_Data block:_
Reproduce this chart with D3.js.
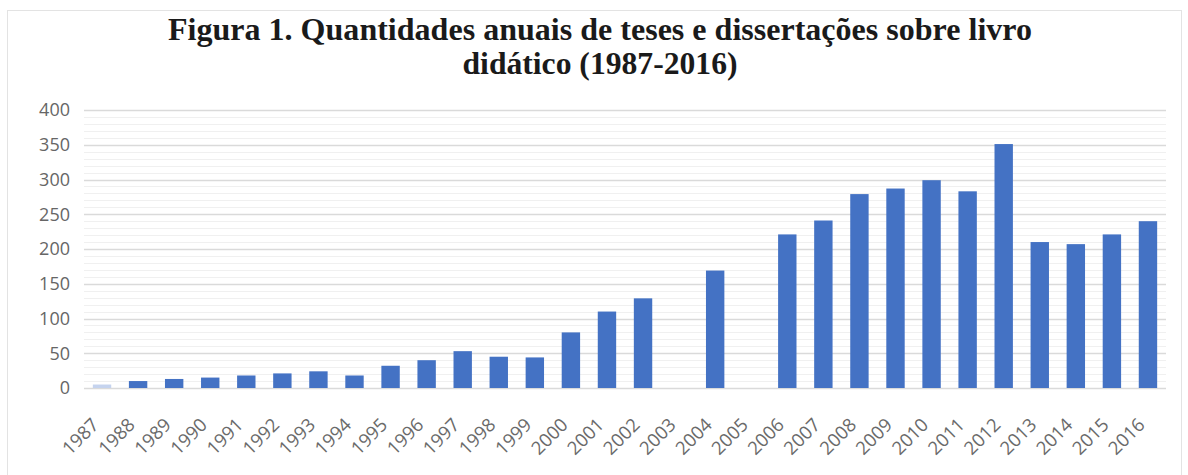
<!DOCTYPE html>
<html>
<head>
<meta charset="utf-8">
<script src="https://cdn.jsdelivr.net/npm/d3@7"></script>
<style>
  body { margin: 0; background: #fff; }
</style>
</head>
<body>
<div id="chart"></div>
<script>
const years = ["1987","1988","1989","1990","1991","1992","1993","1994","1995","1996",
  "1997","1998","1999","2000","2001","2002","2003","2004","2005","2006",
  "2007","2008","2009","2010","2011","2012","2013","2014","2015","2016"]
const counts = [5, 10, 13, 15, 18, 21, 24, 18, 32, 40,
  53, 45, 44, 80, 110, 129, 0, 169, 0, 221,
  241, 279, 287, 299, 283, 351, 210, 207, 221, 240]
const yTicks = [0, 50, 100, 150, 200, 250, 300, 350, 400]
const fadedYears = ["1987"]
const titleLines = ["Figura 1. Quantidades anuais de teses e dissertações sobre livro", "didático (1987-2016)"]

const width = 1188, height = 475
const margin = { top: 110, right: 22, bottom: 87, left: 84 }

const svg = d3.select("#chart").append("svg")
  .attr("width", width)
  .attr("height", height)

// outer frame
svg.append("rect")
  .attr("x", 7.5).attr("y", 10.5)
  .attr("width", 1174).attr("height", 470)
  .attr("fill", "none")
  .attr("stroke", "#e3e3e3")

// title
svg.append("g").selectAll("text")
  .data(titleLines)
  .join("text")
    .attr("x", 600)
    .attr("y", (d, i) => 40 + i * 34)
    .attr("text-anchor", "middle")
    .attr("font-family", "'Liberation Serif', 'Times New Roman', serif")
    .attr("font-weight", "bold")
    .attr("font-size", 31)
    .attr("fill", "#1a1a1a")
    .attr("textLength", (d, i) => i === 0 ? 864 : 275)
    .attr("lengthAdjust", "spacingAndGlyphs")
    .text(d => d)

const x = d3.scaleBand()
  .domain(years)
  .range([margin.left, width - margin.right])
  .paddingInner(0.49)
  .paddingOuter(0.245)

const y = d3.scaleLinear()
  .domain([0, 400])
  .range([height - margin.bottom, margin.top])

// minor grid
svg.append("g").selectAll("line")
  .data(d3.range(0, 401, 10).filter(v => v % 50 !== 0))
  .join("line")
    .attr("x1", margin.left).attr("x2", width - margin.right)
    .attr("y1", d => Math.round(y(d)) + 0.5).attr("y2", d => Math.round(y(d)) + 0.5)
    .attr("stroke", "#f0f0f0")

// major grid
svg.append("g").selectAll("line")
  .data(yTicks)
  .join("line")
    .attr("x1", margin.left).attr("x2", width - margin.right)
    .attr("y1", d => Math.round(y(d)) + 0.5).attr("y2", d => Math.round(y(d)) + 0.5)
    .attr("stroke", "#dadada")
    .attr("stroke-width", 1.3)

// y axis labels
const yAxis = svg.append("g")
  .attr("transform", `translate(${margin.left - 14},0)`)
  .call(d3.axisLeft(y).tickValues(yTicks).tickSize(0).tickPadding(0))
yAxis.select(".domain").remove()
yAxis.selectAll("text")
  .attr("font-family", "'Open Sans', sans-serif")
  .attr("font-size", 18)
  .attr("fill", "#666")

// bars
svg.append("g").selectAll("rect")
  .data(years.map((yr, i) => ({ year: yr, value: counts[i] })))
  .join("rect")
    .attr("x", d => x(d.year))
    .attr("width", x.bandwidth())
    .attr("y", d => y(d.value))
    .attr("height", d => y(0) - y(d.value))
    .attr("fill", d => fadedYears.includes(d.year) ? "#c5d3ee" : "#4472c4")

// x axis labels
const xAxis = svg.append("g")
  .attr("transform", `translate(0,${y(0)})`)
  .call(d3.axisBottom(x).tickSize(0).tickPadding(0))
xAxis.select(".domain").remove()
xAxis.selectAll("text")
  .attr("font-family", "'Open Sans', sans-serif")
  .attr("font-size", 18.5)
  .attr("fill", "#6a6a6a")
  .attr("text-anchor", "end")
  .attr("dy", null)
  .attr("y", null)
  .attr("transform", "translate(-2,38) rotate(-45)")
</script>
</body>
</html>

_Exercise prompt:_
Repeat the lines exactly as they stand, from the opening line of the data through the line with "1. Quantidades anuais". Pictures stay out of the copy.

_Exercise solution:_
Reproduce this chart with D3.js.
<!DOCTYPE html>
<html>
<head>
<meta charset="utf-8">
<script src="https://cdn.jsdelivr.net/npm/d3@7"></script>
<style>
  body { margin: 0; background: #fff; }
</style>
</head>
<body>
<div id="chart"></div>
<script>
const years = ["1987","1988","1989","1990","1991","1992","1993","1994","1995","1996",
  "1997","1998","1999","2000","2001","2002","2003","2004","2005","2006",
  "2007","2008","2009","2010","2011","2012","2013","2014","2015","2016"]
const counts = [5, 10, 13, 15, 18, 21, 24, 18, 32, 40,
  53, 45, 44, 80, 110, 129, 0, 169, 0, 221,
  241, 279, 287, 299, 283, 351, 210, 207, 221, 240]
const yTicks = [0, 50, 100, 150, 200, 250, 300, 350, 400]
const fadedYears = ["1987"]
const titleLines = ["Figura 1. Quantidades anuais de teses e dissertações sobre livro", "didático (1987-2016)"]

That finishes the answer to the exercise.